Task brief: Leaving out every picture, retype the lines below from the top through the one that contains "0.006, 0.006, 0.006];".

Given data:
--------------------------------------------------
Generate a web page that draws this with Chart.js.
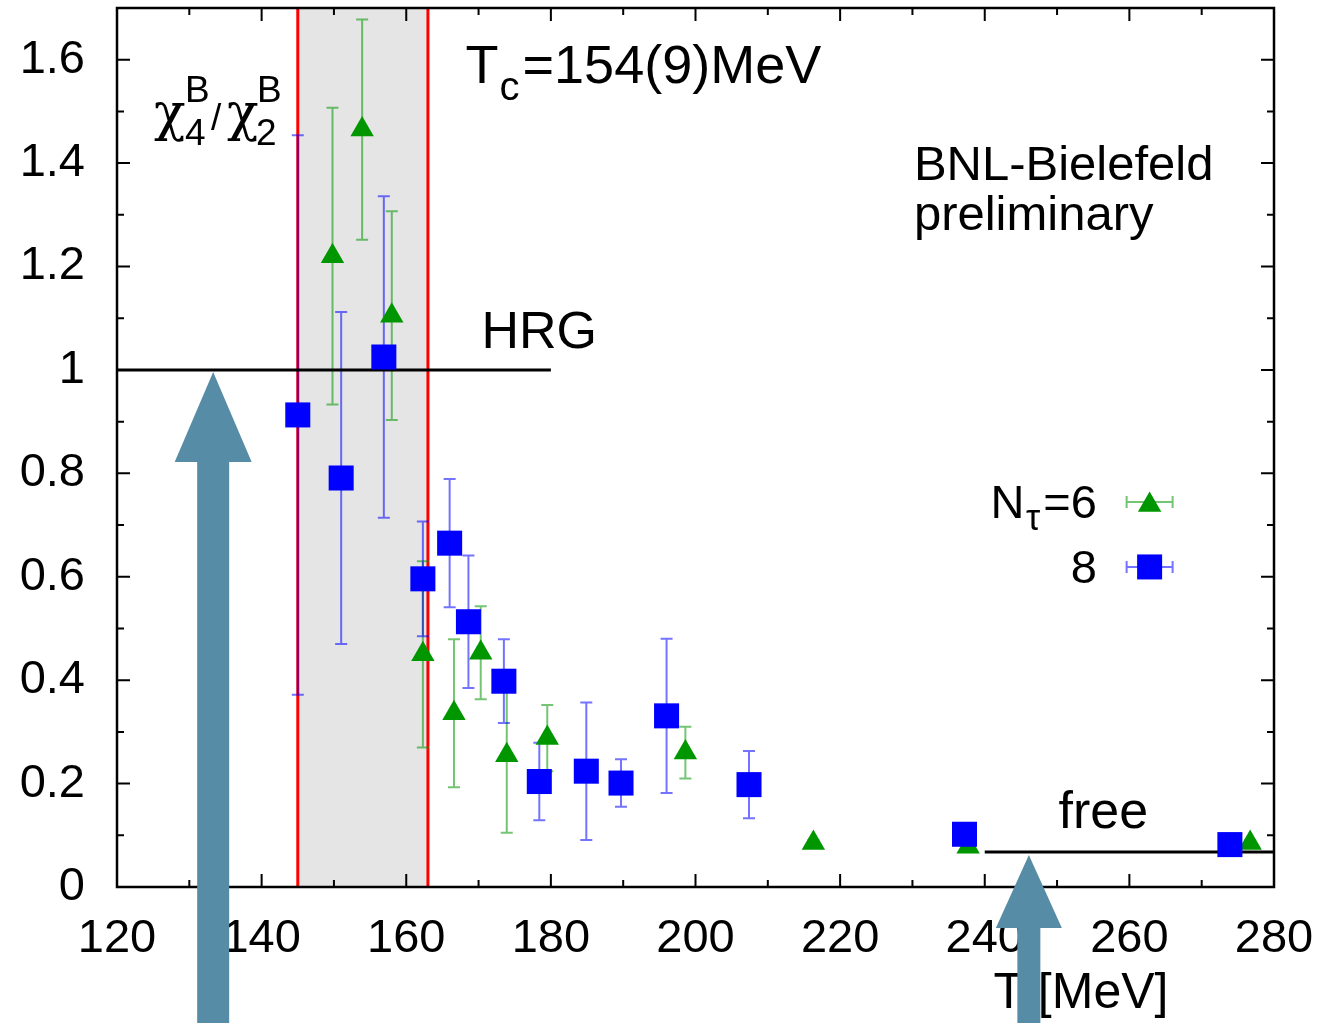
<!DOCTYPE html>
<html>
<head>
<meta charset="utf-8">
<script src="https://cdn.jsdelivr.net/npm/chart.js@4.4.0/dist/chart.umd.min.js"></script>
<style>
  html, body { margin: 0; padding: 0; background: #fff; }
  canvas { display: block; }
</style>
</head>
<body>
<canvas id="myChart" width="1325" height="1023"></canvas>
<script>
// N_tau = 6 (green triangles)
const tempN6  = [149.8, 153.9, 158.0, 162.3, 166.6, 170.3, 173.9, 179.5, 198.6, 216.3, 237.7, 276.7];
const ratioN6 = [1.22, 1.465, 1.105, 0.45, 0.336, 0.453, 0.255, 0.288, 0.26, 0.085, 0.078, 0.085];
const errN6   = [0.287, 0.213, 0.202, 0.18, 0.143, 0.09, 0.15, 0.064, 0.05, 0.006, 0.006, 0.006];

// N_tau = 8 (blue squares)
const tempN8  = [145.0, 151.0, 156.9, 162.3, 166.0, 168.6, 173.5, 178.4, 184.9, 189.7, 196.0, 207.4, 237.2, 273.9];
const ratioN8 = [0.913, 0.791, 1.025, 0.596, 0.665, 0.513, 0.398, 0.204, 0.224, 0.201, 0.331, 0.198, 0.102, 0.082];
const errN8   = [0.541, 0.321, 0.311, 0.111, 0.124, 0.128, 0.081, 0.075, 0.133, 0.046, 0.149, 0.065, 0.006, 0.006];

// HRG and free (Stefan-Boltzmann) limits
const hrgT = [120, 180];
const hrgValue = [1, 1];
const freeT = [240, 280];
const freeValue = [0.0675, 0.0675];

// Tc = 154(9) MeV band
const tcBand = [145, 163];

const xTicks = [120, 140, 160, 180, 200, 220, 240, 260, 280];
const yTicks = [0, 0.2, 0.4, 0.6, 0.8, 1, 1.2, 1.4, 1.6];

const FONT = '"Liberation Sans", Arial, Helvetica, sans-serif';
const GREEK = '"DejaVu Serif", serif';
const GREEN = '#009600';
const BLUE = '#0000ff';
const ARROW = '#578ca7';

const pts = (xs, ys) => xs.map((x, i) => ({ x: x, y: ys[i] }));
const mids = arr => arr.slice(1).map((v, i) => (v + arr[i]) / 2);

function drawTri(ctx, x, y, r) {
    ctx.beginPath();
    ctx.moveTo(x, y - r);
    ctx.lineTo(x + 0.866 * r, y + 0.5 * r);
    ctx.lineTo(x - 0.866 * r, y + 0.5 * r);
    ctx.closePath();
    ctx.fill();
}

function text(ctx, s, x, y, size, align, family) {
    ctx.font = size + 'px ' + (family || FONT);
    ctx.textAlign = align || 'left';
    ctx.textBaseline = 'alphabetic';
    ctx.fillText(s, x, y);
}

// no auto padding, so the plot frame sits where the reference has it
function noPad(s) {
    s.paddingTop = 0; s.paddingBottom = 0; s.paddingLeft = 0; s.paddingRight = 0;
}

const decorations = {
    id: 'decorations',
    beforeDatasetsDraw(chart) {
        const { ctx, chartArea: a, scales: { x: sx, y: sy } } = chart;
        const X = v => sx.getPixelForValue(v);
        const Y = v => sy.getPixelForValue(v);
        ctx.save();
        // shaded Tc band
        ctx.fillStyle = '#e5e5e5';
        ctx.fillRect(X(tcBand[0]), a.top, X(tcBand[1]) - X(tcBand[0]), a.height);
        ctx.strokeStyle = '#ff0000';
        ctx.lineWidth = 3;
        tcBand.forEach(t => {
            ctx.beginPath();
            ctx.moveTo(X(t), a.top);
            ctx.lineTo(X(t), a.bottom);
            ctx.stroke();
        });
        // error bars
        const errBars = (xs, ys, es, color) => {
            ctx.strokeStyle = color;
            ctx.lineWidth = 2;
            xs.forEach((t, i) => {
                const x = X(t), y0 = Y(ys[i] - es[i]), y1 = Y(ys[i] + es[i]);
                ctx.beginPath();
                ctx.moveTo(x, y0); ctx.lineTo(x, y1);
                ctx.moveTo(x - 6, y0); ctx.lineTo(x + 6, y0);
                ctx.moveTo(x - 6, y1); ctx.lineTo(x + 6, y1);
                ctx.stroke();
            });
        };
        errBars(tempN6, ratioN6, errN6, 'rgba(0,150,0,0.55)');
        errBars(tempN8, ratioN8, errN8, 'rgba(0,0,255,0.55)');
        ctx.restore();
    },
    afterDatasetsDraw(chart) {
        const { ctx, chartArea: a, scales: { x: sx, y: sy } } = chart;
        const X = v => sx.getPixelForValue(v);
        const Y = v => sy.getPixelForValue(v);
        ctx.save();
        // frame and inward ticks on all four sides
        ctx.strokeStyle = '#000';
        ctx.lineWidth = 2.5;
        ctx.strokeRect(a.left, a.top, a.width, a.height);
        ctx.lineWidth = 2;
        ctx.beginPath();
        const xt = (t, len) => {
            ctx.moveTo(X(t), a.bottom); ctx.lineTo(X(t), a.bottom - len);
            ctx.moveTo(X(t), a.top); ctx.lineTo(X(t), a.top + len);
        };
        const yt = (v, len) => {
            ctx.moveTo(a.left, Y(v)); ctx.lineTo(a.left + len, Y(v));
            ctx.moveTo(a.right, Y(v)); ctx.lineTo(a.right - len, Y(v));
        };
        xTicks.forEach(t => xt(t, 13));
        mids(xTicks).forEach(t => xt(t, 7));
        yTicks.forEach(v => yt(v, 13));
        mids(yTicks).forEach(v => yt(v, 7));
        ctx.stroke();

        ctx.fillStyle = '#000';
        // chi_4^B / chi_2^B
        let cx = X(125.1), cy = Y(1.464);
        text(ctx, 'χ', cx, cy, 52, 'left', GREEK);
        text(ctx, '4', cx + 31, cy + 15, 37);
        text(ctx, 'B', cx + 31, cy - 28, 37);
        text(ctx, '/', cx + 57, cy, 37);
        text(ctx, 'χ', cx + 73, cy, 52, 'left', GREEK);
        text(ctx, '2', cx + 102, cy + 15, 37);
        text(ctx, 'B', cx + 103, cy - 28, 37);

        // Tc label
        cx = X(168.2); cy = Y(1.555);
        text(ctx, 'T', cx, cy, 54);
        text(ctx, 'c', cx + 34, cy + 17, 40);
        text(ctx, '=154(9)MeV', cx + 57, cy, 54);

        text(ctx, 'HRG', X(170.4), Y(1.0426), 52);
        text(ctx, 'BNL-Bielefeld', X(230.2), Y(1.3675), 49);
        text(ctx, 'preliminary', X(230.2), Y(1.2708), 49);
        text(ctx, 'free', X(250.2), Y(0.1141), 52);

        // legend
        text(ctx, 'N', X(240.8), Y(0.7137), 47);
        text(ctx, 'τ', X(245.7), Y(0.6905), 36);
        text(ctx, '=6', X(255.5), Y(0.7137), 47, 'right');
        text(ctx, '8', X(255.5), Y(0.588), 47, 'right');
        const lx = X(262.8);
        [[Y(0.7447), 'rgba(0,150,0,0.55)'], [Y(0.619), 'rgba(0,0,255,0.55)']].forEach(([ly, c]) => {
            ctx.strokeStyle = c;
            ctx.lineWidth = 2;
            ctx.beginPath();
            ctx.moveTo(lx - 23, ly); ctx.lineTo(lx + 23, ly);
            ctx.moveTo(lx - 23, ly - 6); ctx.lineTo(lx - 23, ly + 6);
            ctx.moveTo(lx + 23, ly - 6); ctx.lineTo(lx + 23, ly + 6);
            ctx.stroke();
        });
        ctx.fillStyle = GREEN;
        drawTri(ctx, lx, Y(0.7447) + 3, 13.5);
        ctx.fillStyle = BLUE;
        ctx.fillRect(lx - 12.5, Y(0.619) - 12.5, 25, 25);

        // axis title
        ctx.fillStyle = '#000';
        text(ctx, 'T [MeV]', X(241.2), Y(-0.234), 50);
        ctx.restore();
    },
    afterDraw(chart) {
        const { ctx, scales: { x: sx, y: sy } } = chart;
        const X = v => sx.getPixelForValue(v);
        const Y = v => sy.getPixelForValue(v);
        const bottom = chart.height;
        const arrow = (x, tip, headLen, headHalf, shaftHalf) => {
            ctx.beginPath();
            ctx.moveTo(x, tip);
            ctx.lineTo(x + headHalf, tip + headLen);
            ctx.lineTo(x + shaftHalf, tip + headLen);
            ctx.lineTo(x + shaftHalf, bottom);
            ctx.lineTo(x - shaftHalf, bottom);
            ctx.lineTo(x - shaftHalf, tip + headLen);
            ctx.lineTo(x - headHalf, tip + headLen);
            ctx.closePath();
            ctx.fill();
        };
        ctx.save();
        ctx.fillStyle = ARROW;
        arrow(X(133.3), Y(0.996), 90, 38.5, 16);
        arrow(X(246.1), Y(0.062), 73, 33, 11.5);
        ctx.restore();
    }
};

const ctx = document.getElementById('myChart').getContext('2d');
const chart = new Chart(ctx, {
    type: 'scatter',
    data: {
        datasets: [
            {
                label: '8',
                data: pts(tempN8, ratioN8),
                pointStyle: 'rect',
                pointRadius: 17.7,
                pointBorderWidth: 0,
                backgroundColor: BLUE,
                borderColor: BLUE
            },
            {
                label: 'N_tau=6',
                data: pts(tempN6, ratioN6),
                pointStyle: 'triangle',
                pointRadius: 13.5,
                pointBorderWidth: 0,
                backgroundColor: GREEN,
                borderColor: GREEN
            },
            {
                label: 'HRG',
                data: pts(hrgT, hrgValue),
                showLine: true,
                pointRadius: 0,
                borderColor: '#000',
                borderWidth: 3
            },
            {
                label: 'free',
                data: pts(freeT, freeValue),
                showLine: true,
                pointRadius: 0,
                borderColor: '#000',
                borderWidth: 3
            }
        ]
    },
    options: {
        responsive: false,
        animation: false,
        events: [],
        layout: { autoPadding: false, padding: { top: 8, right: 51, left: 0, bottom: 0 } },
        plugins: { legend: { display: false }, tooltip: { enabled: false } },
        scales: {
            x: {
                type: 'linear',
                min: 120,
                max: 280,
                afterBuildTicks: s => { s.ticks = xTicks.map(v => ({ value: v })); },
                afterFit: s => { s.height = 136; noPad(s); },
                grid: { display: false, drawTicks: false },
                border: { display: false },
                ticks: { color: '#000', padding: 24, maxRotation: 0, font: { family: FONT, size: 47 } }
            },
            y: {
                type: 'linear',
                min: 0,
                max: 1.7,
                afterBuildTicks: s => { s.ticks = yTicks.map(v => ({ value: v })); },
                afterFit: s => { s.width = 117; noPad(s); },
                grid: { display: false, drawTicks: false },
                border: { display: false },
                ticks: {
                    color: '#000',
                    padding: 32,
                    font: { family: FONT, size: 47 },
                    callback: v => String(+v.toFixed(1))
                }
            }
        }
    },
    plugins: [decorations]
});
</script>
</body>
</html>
--------------------------------------------------
Written response:
Generate a web page that draws this with Chart.js.
<!DOCTYPE html>
<html>
<head>
<meta charset="utf-8">
<script src="https://cdn.jsdelivr.net/npm/chart.js@4.4.0/dist/chart.umd.min.js"></script>
<style>
  html, body { margin: 0; padding: 0; background: #fff; }
  canvas { display: block; }
</style>
</head>
<body>
<canvas id="myChart" width="1325" height="1023"></canvas>
<script>
// N_tau = 6 (green triangles)
const tempN6  = [149.8, 153.9, 158.0, 162.3, 166.6, 170.3, 173.9, 179.5, 198.6, 216.3, 237.7, 276.7];
const ratioN6 = [1.22, 1.465, 1.105, 0.45, 0.336, 0.453, 0.255, 0.288, 0.26, 0.085, 0.078, 0.085];
const errN6   = [0.287, 0.213, 0.202, 0.18, 0.143, 0.09, 0.15, 0.064, 0.05, 0.006, 0.006, 0.006];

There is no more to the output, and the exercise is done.